- **YOUR TASK**: Exactly the lines from the start of the data below through the line that contains "import seaborn as sns" are to be copied, with pictures left out.

┄┄┄┄┄┄

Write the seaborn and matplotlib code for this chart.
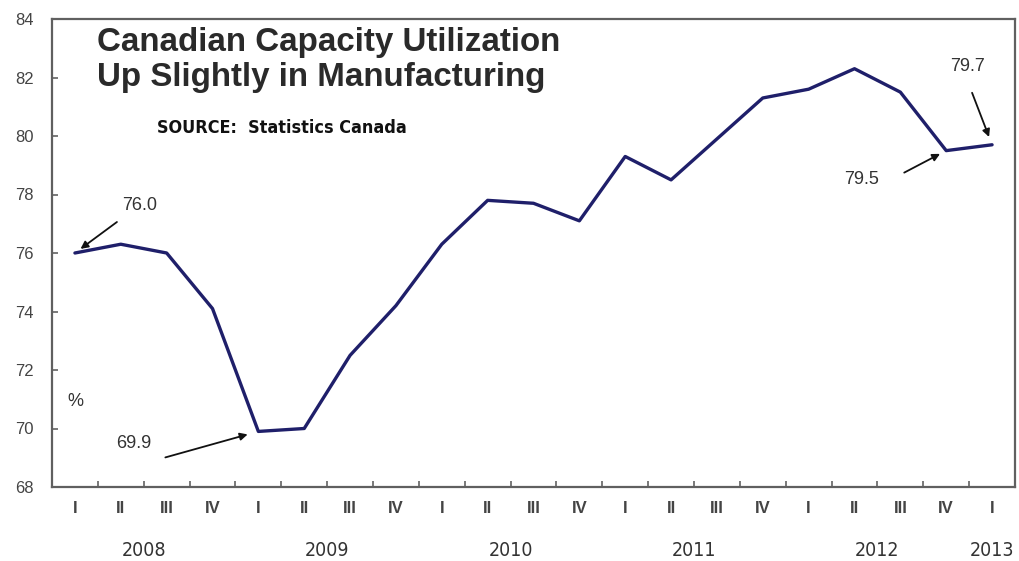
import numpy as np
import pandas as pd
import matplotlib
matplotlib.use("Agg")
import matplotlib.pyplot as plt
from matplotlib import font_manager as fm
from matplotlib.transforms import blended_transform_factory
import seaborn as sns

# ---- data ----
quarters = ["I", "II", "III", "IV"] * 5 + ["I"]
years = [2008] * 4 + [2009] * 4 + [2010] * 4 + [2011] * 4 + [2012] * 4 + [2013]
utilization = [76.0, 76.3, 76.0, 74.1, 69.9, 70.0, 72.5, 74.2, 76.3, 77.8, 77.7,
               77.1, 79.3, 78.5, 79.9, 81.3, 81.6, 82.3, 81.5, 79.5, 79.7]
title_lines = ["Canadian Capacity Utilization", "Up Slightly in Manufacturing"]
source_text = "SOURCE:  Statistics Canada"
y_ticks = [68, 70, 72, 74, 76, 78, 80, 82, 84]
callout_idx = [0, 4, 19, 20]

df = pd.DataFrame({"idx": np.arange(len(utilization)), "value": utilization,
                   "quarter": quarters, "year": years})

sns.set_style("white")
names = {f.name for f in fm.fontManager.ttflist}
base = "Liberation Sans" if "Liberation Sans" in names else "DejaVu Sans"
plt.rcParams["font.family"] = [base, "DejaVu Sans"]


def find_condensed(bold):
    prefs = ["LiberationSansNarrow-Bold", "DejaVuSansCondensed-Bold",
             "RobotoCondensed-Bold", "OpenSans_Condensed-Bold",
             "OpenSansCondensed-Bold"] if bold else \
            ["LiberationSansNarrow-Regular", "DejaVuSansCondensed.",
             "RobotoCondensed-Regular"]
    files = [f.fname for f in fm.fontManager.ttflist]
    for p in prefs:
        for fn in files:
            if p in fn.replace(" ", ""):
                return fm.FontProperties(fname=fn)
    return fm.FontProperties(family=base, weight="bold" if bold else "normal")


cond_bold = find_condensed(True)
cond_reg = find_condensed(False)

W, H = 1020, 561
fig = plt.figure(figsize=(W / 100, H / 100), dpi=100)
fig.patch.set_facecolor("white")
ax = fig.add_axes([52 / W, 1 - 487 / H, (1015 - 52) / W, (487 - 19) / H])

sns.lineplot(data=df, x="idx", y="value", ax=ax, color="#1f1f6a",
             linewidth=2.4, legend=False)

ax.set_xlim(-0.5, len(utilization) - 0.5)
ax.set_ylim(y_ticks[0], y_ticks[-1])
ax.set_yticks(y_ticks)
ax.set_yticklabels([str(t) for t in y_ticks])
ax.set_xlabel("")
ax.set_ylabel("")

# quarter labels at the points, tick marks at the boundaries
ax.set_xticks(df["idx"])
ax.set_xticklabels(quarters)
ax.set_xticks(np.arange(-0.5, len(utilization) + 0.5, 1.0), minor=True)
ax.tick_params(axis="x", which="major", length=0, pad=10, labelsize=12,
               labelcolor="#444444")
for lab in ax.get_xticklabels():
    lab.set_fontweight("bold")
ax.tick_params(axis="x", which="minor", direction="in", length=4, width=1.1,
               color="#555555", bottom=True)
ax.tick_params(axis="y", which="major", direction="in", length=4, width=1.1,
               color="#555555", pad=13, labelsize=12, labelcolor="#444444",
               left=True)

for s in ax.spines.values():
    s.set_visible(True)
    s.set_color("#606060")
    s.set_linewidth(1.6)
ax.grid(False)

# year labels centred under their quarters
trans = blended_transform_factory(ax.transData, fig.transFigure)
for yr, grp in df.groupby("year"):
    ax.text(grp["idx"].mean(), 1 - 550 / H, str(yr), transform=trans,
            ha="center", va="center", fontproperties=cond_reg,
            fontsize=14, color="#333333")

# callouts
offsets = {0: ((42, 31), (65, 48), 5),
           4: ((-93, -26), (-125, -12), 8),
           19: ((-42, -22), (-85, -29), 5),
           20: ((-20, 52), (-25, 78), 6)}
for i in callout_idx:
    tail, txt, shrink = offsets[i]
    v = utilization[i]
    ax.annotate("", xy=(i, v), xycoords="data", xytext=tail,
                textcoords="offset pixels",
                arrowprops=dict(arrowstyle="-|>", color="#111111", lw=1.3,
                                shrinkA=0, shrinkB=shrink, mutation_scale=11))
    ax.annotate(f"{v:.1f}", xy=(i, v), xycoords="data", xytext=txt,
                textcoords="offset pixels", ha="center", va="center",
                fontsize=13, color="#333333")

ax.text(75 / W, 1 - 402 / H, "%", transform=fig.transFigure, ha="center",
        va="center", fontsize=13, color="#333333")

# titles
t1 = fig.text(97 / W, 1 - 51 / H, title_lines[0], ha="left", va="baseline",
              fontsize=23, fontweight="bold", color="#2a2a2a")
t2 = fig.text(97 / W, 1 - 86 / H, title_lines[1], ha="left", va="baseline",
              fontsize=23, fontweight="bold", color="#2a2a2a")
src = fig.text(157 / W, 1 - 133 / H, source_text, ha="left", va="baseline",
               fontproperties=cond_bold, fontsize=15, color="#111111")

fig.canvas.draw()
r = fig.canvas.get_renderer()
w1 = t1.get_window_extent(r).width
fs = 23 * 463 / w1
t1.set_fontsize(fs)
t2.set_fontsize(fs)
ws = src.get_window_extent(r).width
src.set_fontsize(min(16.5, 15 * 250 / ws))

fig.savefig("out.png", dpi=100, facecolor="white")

┄┄┄┄┄┄

- **COMPLETE ANSWER**:
Write the seaborn and matplotlib code for this chart.
import numpy as np
import pandas as pd
import matplotlib
matplotlib.use("Agg")
import matplotlib.pyplot as plt
from matplotlib import font_manager as fm
from matplotlib.transforms import blended_transform_factory
import seaborn as sns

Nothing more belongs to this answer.